Es cierto que el Señor se nos revela también en el corazón a cada uno y nos va iluminando sobre lo que tendría que ser nuestra vida cristiana o nuestro compromiso como creyentes sembrando en nosotros hermosas inquietudes y despertando compromisos por hacer que nuestro mundo sea mejor. Pero muchas veces tenemos el peligro de dejarnos absorber excesivamente por criterios humanos que pueden terminar muy lejos de lo que son los planes de Dios.
‘Mis caminos no son vuestros caminos’, nos dice el Señor y recordábamos las palabras del profeta. Es el camino de Dios el que hemos de buscar, lo que es su voluntad. Lo decimos y lo rezamos cuando hacemos la oración que Jesús nos enseñó, - ‘hágase tu voluntad en la tierra como en el cielo’ - pero hay el peligro de que se quede solo en palabras que repetimos, porque lo que buscamos en el fondo es nuestra voluntad, que se responda a nuestras apetencias y deseos.
‘¿A quién se parecen los hombres de esta generación? ¿a quién los compararemos?’, hemos escuchado que hoy Jesús se pregunta por los hombres de su tiempo. Y Jesús compara las reacciones que tuvieron ante Juan el Bautista y las que tenían también ante el Hijo del Hombre. Muchos escuchaban a Juan e iban incluso a que los bautizara allá en la orilla del Jordán, pero bien sabemos que había otros que lo rechazaban; el evangelio nos relata lo de aquella embajada que vino de parte de los sacerdotes y ancianos de Jerusalén a preguntarle o a pedirle cuentas de por qué bautizaba si él no era el Mesías.
Pero con Jesús vemos que sucede lo mismo. Unos le aclaman y dicen que nunca han visto cosa igual porque Dios ha visitado a su pueblo, mientras otros le rechazan, no quieren aceptar su mensaje, le reclamarán la autoridad con que Jesús se manifiesta cuando hace milagros, resucita muertos o perdona los pecados. Pero algo que muchos no eran capaces de asimilar era la cercanía de Dios que se manifestaba en Jesús sobre todo cuando se rodeaba de los pecadores que acudían llenos de esperanza a estar con El e incluso se sentaban a su mesa.

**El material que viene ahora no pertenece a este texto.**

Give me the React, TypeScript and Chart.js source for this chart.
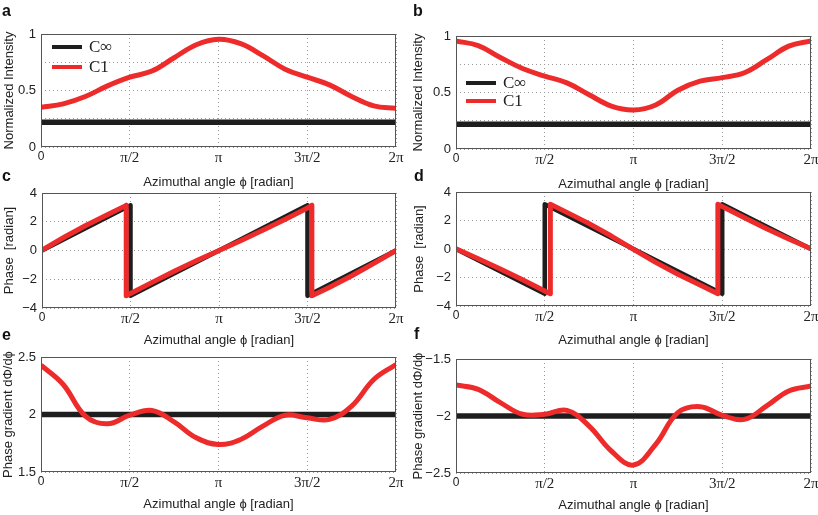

Es lo que hoy hemos escuchado. ‘Vino Juan que ni comía ni bebía - es proverbial su austeridad y penitencia - y dijisteis que tenía un demonio; viene el hijo del hombre que come y bebe con los publicanos y los pecadores... y también lo rechazáis por comilón y borracho’.
Somos como niños nos dice Jesús; somos como niños caprichosos que nos dejamos llevar por el viento que más sople y más bien parecemos veletas movidas por el viento de acá para allá. Como niños tendríamos que ser pero por nuestra humildad y sencillez, por la apertura del corazón para dejarnos conducir por el Espíritu del Señor, por el ansia profunda de Dios que haya en nuestro corazón pero para encontrarnos de verdad con El y con su Palabra para descubrir lo que es la verdadera voluntad de Dios. De ello nos hablará Jesús en otros momentos del evangelio poniéndonoslo como modelos de esa apertura a Dios y de esa sencillez y humildad.

Busquemos los caminos de Dios que son los que verdaderamente nos conducirán a la verdad sabiduría y a la verdadera plenitud del hombre.